Among the records that follow, find the line with "Clone this chart" and the line with "const efdRt = [104, 283, 390, 528];". Set down those lines and all lines between them exactly, without adding anything.

*MATERIAL SUPPLIED*:
= = = = = = =

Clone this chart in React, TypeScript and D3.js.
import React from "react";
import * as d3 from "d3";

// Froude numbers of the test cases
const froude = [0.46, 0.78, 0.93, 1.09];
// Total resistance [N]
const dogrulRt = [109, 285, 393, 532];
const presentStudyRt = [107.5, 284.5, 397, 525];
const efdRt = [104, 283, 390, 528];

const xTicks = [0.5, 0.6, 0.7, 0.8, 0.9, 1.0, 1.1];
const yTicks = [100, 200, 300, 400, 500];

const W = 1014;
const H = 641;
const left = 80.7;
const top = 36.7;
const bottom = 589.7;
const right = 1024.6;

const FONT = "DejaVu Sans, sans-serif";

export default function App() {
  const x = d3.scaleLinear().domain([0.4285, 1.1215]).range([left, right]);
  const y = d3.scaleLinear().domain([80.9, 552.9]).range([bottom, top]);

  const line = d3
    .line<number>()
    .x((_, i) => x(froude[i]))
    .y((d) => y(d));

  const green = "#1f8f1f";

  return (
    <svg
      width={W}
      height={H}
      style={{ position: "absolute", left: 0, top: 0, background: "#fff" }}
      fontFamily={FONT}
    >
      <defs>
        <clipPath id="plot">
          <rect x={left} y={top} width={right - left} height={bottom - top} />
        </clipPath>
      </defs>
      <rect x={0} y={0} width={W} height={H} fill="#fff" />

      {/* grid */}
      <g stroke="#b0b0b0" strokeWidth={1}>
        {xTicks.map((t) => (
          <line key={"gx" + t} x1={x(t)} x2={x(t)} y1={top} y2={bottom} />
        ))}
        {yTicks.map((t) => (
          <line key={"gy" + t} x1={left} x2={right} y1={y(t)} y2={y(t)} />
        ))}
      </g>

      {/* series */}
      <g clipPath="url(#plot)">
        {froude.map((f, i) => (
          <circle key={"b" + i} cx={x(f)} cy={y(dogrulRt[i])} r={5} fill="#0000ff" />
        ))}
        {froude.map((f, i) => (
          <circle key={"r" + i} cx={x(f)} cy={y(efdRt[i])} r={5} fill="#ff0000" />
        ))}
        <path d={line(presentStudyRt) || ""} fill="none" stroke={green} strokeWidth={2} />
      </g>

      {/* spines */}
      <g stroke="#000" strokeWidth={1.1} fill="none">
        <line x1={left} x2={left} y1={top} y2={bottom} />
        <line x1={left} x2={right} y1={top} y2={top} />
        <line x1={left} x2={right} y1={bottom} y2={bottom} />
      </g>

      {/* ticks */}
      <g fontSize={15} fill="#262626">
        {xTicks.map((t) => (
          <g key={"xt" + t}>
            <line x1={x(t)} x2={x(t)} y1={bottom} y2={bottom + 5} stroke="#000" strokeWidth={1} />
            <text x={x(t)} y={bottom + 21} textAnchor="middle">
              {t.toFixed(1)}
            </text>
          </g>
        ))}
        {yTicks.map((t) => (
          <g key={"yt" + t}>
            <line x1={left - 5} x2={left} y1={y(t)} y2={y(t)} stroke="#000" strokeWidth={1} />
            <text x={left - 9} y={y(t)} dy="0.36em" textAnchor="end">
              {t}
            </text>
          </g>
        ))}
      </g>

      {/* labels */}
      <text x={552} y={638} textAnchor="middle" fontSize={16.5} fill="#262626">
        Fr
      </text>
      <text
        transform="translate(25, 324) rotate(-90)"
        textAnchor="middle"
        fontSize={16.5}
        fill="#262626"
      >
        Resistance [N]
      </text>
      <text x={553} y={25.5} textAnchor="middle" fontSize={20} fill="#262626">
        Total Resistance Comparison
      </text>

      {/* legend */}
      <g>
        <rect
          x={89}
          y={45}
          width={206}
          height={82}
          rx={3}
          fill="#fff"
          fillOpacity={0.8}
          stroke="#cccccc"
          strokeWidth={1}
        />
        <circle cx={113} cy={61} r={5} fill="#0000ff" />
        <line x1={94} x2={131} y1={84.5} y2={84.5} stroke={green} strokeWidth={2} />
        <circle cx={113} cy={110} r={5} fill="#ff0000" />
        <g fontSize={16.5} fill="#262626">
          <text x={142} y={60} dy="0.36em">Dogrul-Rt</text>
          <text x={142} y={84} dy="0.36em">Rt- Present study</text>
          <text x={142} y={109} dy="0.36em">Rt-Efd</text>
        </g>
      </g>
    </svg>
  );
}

= = = = = = =

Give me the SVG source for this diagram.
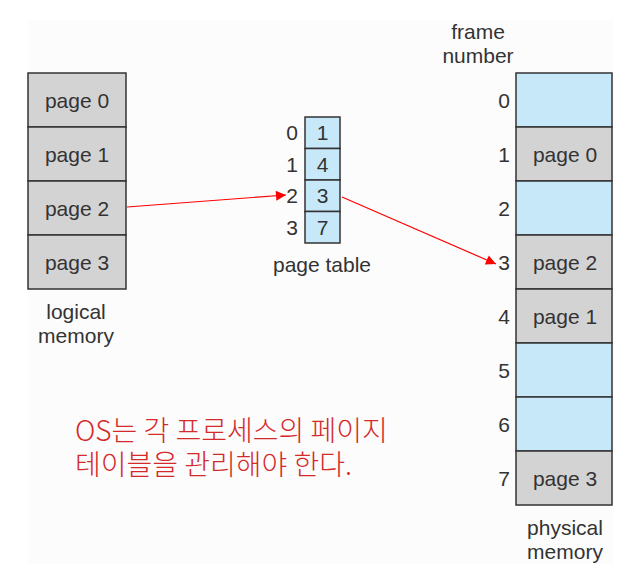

= = = = = = =

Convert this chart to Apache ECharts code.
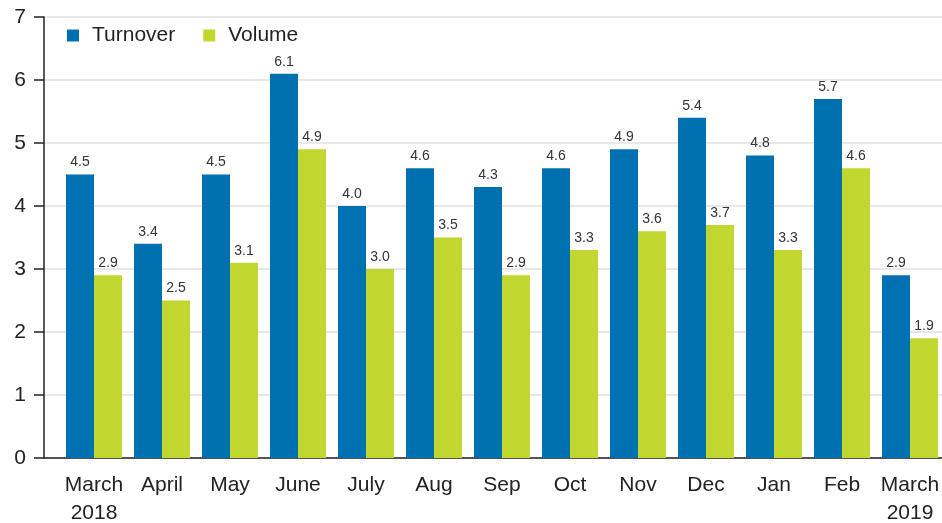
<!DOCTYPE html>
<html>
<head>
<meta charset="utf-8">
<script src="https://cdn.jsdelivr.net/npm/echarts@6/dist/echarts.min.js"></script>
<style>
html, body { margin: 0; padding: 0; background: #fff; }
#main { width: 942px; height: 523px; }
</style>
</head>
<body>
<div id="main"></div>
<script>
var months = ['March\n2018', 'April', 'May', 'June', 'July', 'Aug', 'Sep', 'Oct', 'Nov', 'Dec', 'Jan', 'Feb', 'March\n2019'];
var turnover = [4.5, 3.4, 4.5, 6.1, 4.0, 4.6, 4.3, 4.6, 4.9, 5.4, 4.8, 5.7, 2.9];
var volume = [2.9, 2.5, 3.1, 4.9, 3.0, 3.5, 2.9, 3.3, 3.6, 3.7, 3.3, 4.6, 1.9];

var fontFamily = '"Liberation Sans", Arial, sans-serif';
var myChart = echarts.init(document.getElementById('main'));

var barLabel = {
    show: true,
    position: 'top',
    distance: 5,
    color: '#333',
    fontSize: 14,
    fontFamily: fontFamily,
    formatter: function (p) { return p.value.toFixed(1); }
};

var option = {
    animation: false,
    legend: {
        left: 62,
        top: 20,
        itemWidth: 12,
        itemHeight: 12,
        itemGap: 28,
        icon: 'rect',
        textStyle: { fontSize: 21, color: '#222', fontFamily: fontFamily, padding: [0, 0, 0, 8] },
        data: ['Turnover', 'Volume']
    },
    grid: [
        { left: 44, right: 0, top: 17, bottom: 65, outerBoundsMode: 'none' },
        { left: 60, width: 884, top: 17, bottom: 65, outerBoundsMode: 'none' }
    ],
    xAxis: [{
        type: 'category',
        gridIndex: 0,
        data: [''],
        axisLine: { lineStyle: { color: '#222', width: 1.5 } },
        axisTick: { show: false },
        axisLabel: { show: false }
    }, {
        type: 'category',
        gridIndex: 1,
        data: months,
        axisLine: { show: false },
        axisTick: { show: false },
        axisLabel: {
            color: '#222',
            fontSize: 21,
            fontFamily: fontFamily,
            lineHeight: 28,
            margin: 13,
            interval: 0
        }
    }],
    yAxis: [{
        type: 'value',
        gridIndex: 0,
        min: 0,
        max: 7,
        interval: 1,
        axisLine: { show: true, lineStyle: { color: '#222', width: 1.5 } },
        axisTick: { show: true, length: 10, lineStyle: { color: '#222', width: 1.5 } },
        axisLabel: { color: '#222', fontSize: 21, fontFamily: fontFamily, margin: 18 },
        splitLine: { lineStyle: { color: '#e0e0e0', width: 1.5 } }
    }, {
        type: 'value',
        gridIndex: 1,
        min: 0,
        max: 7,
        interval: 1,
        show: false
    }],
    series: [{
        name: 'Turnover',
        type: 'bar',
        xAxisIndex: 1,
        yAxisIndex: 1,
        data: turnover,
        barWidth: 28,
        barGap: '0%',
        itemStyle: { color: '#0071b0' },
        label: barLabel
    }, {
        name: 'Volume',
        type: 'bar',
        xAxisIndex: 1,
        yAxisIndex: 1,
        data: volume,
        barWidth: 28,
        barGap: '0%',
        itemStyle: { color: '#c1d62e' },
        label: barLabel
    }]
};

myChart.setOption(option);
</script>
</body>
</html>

= = = = = = =

*RESPONSE TO THIS TASK*:
Clone this chart in React, TypeScript and D3.js.
import React from "react";
import * as d3 from "d3";

// Froude numbers of the test cases
const froude = [0.46, 0.78, 0.93, 1.09];
// Total resistance [N]
const dogrulRt = [109, 285, 393, 532];
const presentStudyRt = [107.5, 284.5, 397, 525];
const efdRt = [104, 283, 390, 528];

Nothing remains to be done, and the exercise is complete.